The SVM classification technique, firstly described by Vapnik, is a new mechanical learning method based on statistical theory. The SVM can solve problems such as the generalization of the medium and small samples in pattern recognition, pattern selection, over-fitting, etc. [14, 15]. The SVM is specifically used for the finite samples to get the optimal solution with available information other than the optimal solution with the sample number tending to be infinite in theory; the overall optimal point can be obtained to solve the local extremum problem which is unsolvable in the artificial neural network method [16]. LOOCV is utilized to determine the accuracy of the classifier. Independent test sets are used to further evaluate the accuracy of our proposed models. All these steps ensure that the selection of biomarkers is not influenced by systematic biases.

In this study, we slightly improved the H&E stain method for LCM. Clearly, stained cells appearing with complete structure and parenchyma and interstitial cells were easily recognized (Fig. 1c). The interested cells were successfully separated by LCM, and each type of cell populations in the three groups was evaluated to be over 95% homogeneous, which coincided with literature [13, 17].

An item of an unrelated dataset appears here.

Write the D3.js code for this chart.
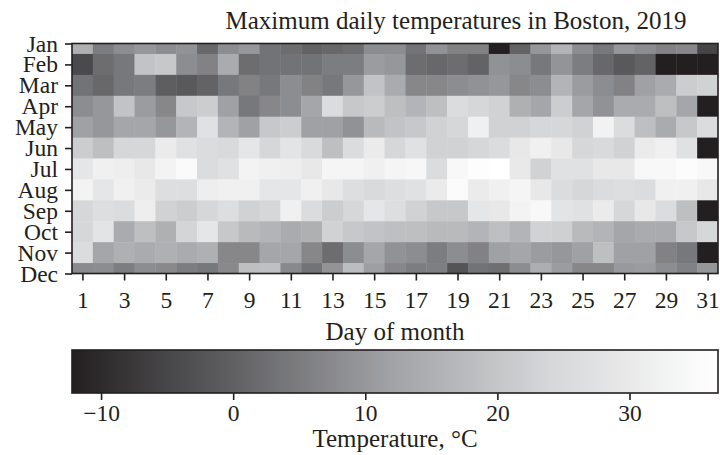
<!DOCTYPE html>
<html>
<head>
<meta charset="utf-8">
<script src="https://cdn.jsdelivr.net/npm/d3@7"></script>
<style>
  html, body { margin: 0; padding: 0; background: #ffffff; }
  svg { display: block; }
  text { font-family: "Liberation Serif", "Times New Roman", serif; fill: #231f20; }
</style>
</head>
<body>
<svg id="chart" width="720" height="455"></svg>
<script>
// ---- data (maximum daily temperature, °C; null = day does not exist) ----
const months = ["Jan","Feb","Mar","Apr","May","Jun","Jul","Aug","Sep","Oct","Nov","Dec"];
const days = d3.range(1, 32);
const xTickDays = [1,3,5,7,9,11,13,15,17,19,21,23,25,27,29,31];
const cbarTicks = [-10, 0, 10, 20, 30];

const jan = [15.0,5.1,8.0,9.8,8.0,8.9,1.4,8.0,9.8,3.3,2.3,0.5,1.4,2.3,8.0,8.0,3.3,8.9,6.1,6.1,-12.2,0.5,9.8,16.1,8.0,4.2,9.8,8.0,6.1,7.0,-5.4];
const feb = [-4.4,2.3,4.2,19.5,20.6,8.0,6.1,13.9,2.3,3.3,3.3,3.3,5.1,5.1,10.7,9.8,2.3,1.4,2.3,0.5,8.9,8.0,4.2,9.4,5.1,1.4,-1.4,0.5,null,null,null];
const mar = [3.3,1.4,4.2,5.1,-0.5,-1.4,0.5,4.2,6.1,4.2,8.0,6.1,4.2,9.8,19.5,13.9,7.0,7.0,8.0,8.9,9.8,7.0,8.0,16.1,10.7,8.0,6.1,11.7,13.9,21.7,22.9];
const apr = [8.0,9.8,19.5,10.7,7.0,20.6,21.7,11.7,4.2,7.0,8.0,12.8,25.6,20.6,21.7,18.4,16.1,18.4,25.6,24.0,22.9,15.0,12.8,21.7,12.8,8.9,13.9,13.9,18.4,12.8,null];
const may = [11.7,9.8,12.8,12.8,9.8,16.1,27.2,16.1,11.7,20.6,21.7,11.7,11.7,8.9,17.3,19.5,20.6,22.9,24.0,32.0,22.9,22.9,24.0,24.0,22.9,32.6,25.6,18.4,13.9,20.6,25.6];
const jun = [21.7,18.4,24.0,24.0,30.4,27.2,25.6,25.0,28.8,24.0,28.2,25.0,18.4,25.6,30.4,24.0,27.2,22.9,22.9,24.0,25.6,29.5,32.0,29.5,24.0,25.0,22.9,30.4,32.0,27.2,null];
const jul = [28.8,32.0,31.4,29.5,32.9,35.1,25.6,27.2,32.9,32.0,31.4,29.5,33.5,33.5,32.0,33.5,34.2,25.6,34.5,36.1,36.7,29.8,22.9,27.2,27.2,29.5,29.5,34.5,34.5,35.8,34.5];
const aug = [32.9,28.8,32.0,30.4,26.2,26.2,31.4,32.0,32.0,28.8,28.8,32.0,29.5,26.2,25.0,26.2,27.2,30.4,35.4,30.4,32.0,33.5,29.5,25.6,24.0,25.6,26.2,25.6,32.0,32.0,29.5];
const sep = [24.0,26.2,25.6,31.4,22.9,21.7,24.0,26.2,22.9,24.0,32.0,25.6,21.7,24.0,28.8,26.2,22.9,20.6,20.6,28.8,29.5,32.9,34.5,28.2,27.2,30.4,24.0,29.5,25.6,18.4,null];
const oct = [24.0,28.2,13.9,18.4,15.0,23.4,28.8,20.6,17.3,16.1,13.9,15.0,22.9,20.6,19.5,18.4,18.4,17.3,17.3,16.1,18.4,16.1,22.9,22.4,17.3,16.1,12.8,13.9,13.9,20.6,24.0];
const nov = [25.6,12.8,15.0,13.9,15.0,13.9,15.0,7.0,7.0,12.8,12.8,7.0,2.3,8.0,12.8,8.9,8.0,5.1,8.0,6.1,11.7,12.8,10.7,9.8,11.7,18.4,11.7,11.7,6.1,4.2,null];
const dec = [7.6,8.0,5.1,8.0,7.4,5.1,4.2,7.4,18.4,18.8,7.4,3.3,9.2,18.0,11.3,7.0,5.1,5.5,-2.4,3.3,2.7,8.0,14.6,10.7,7.0,7.0,10.2,10.7,8.0,5.8,9.6];
const temps = [jan, feb, mar, apr, may, jun, jul, aug, sep, oct, nov, dec];

// ---- layout ----
const svg = d3.select("#chart");
const plot = { left: 72, right: 718, top: 43.5, bottom: 273.5 };
const cbar = { top: 350, bottom: 393 };
const ink = "#231f20";
const fsTick = 23.5;
const fsLabel = 25;

const allVals = temps.flat().filter(v => v !== null);
const vmin = d3.min(allVals), vmax = d3.max(allVals);

// grey colour map (as rendered in the reference)
const cmapPos = [0, 0.24, 0.488, 0.735, 1];
const cmapCol = ["#231f20", "#5e5e61", "#a0a1a4", "#d5d6d8", "#ffffff"];
const color = d3.scaleLinear()
  .domain(cmapPos.map(p => vmin + p * (vmax - vmin)))
  .range(cmapCol)
  .clamp(true);

const x = d3.scaleLinear().domain([0.5, 31.5]).range([plot.left, plot.right]);
const y = d3.scaleLinear().domain([0, 11]).range([plot.top, plot.bottom]);

// title
svg.append("text")
  .attr("x", 456).attr("y", 29)
  .attr("text-anchor", "middle")
  .style("font-size", "25px")
  .text("Maximum daily temperatures in Boston, 2019");

// clip
svg.append("defs").append("clipPath").attr("id", "clip")
  .append("rect")
  .attr("x", plot.left).attr("y", plot.top)
  .attr("width", plot.right - plot.left).attr("height", plot.bottom - plot.top);

const cells = [];
temps.forEach((row, i) => row.forEach((v, j) => cells.push({ m: i, d: days[j], v })));

svg.append("g").attr("clip-path", "url(#clip)")
  .selectAll("rect").data(cells).join("rect")
  .attr("x", c => x(c.d - 0.5))
  .attr("y", c => y(c.m - 0.5))
  .attr("width", c => x(c.d + 0.5) - x(c.d - 0.5) + 0.4)
  .attr("height", c => y(c.m + 0.5) - y(c.m - 0.5) + 0.4)
  .attr("fill", c => c.v === null ? color(vmin) : color(c.v));

// frame
svg.append("rect")
  .attr("x", plot.left).attr("y", plot.top)
  .attr("width", plot.right - plot.left).attr("height", plot.bottom - plot.top)
  .attr("fill", "none").attr("stroke", ink).attr("stroke-width", 1.6);

// y axis
const yAxis = svg.append("g").attr("transform", `translate(${plot.left},0)`)
  .call(d3.axisLeft(y).tickValues(d3.range(12)).tickFormat(i => months[i]).tickSize(7).tickPadding(7));
yAxis.select(".domain").remove();
yAxis.selectAll("line").attr("stroke", ink).attr("stroke-width", 1.6);
yAxis.selectAll("text").style("font-size", fsTick + "px").attr("fill", ink).attr("font-family", null);

// x axis
const xAxis = svg.append("g").attr("transform", `translate(0,${plot.bottom})`)
  .call(d3.axisBottom(x).tickValues(xTickDays).tickFormat(d3.format("d")).tickSize(7).tickPadding(11));
xAxis.select(".domain").remove();
xAxis.selectAll("line").attr("stroke", ink).attr("stroke-width", 1.6);
xAxis.selectAll("text").style("font-size", fsTick + "px").attr("fill", ink).attr("font-family", null);

svg.append("text")
  .attr("x", (plot.left + plot.right) / 2).attr("y", 340)
  .attr("text-anchor", "middle")
  .style("font-size", fsLabel + "px")
  .text("Day of month");

// colour bar
const cx = d3.scaleLinear().domain([vmin, vmax]).range([plot.left, plot.right]);
const grad = svg.select("defs").append("linearGradient").attr("id", "cbgrad")
  .attr("x1", "0%").attr("x2", "100%").attr("y1", "0%").attr("y2", "0%");
d3.range(0, 1.0001, 0.02).forEach(p => {
  grad.append("stop").attr("offset", (p * 100) + "%").attr("stop-color", color(vmin + p * (vmax - vmin)));
});
svg.append("rect")
  .attr("x", plot.left).attr("y", cbar.top)
  .attr("width", plot.right - plot.left).attr("height", cbar.bottom - cbar.top)
  .attr("fill", "url(#cbgrad)")
  .attr("stroke", ink).attr("stroke-width", 1.6);

const cAxis = svg.append("g").attr("transform", `translate(0,${cbar.bottom})`)
  .call(d3.axisBottom(cx).tickValues(cbarTicks).tickFormat(d => d < 0 ? "\u2212" + Math.abs(d) : String(d)).tickSize(7).tickPadding(4));
cAxis.select(".domain").remove();
cAxis.selectAll("line").attr("stroke", ink).attr("stroke-width", 1.6);
cAxis.selectAll("text").style("font-size", fsTick + "px").attr("fill", ink).attr("font-family", null);

svg.append("text")
  .attr("x", (plot.left + plot.right) / 2).attr("y", 447)
  .attr("text-anchor", "middle")
  .style("font-size", fsLabel + "px")
  .text("Temperature, \u00B0C");
</script>
</body>
</html>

A total of 123 qualified peaks were detected and the relative intensity of 98 peaks had statistical difference (< 0.05) between NSCLCs and normal lung tissues using SELDI-TOF-MS in this study. The combination with the highest YI including three peaks with 4282, 3201, and 4252 Da was chosen as the diagnostic model. When the diagnostic model was examined by LOOCV, the specificity, sensitivity, and PPV were 90.9%, 100.0%, and 92.9%, respectively. Similarly, among 188 qualified peaks determined between NSCLCs and BLDs, the relative intensity of 54 peaks showed significant difference (< 0.05). The diagnostic pattern consisting of two proteins, h M/Z 3204 and 3701 Da, yielded 100% in specificity, sensitivity, and PPV, respectively. The above results indicated that the SELDI patterns can effectively discriminate the NSCLCs from normal controls and BLDs, respectively, and have superb diagnostic power as compared with carcinoembryonic antigen (CEA), cytokeratin-19 fragments (Cyfra21-1), and so on [11].

In conclusion, LCM coupled with SELDI-TOF-MS applied in lung cancer research can effectively solve the problem of tissue heterogeneity and screen tumor biomarkers more accurately. It is possible that these candidate biomarkers will be applied in clinical practice in the future. However, the sample size in this study is still limited and more samples are being collected for further study.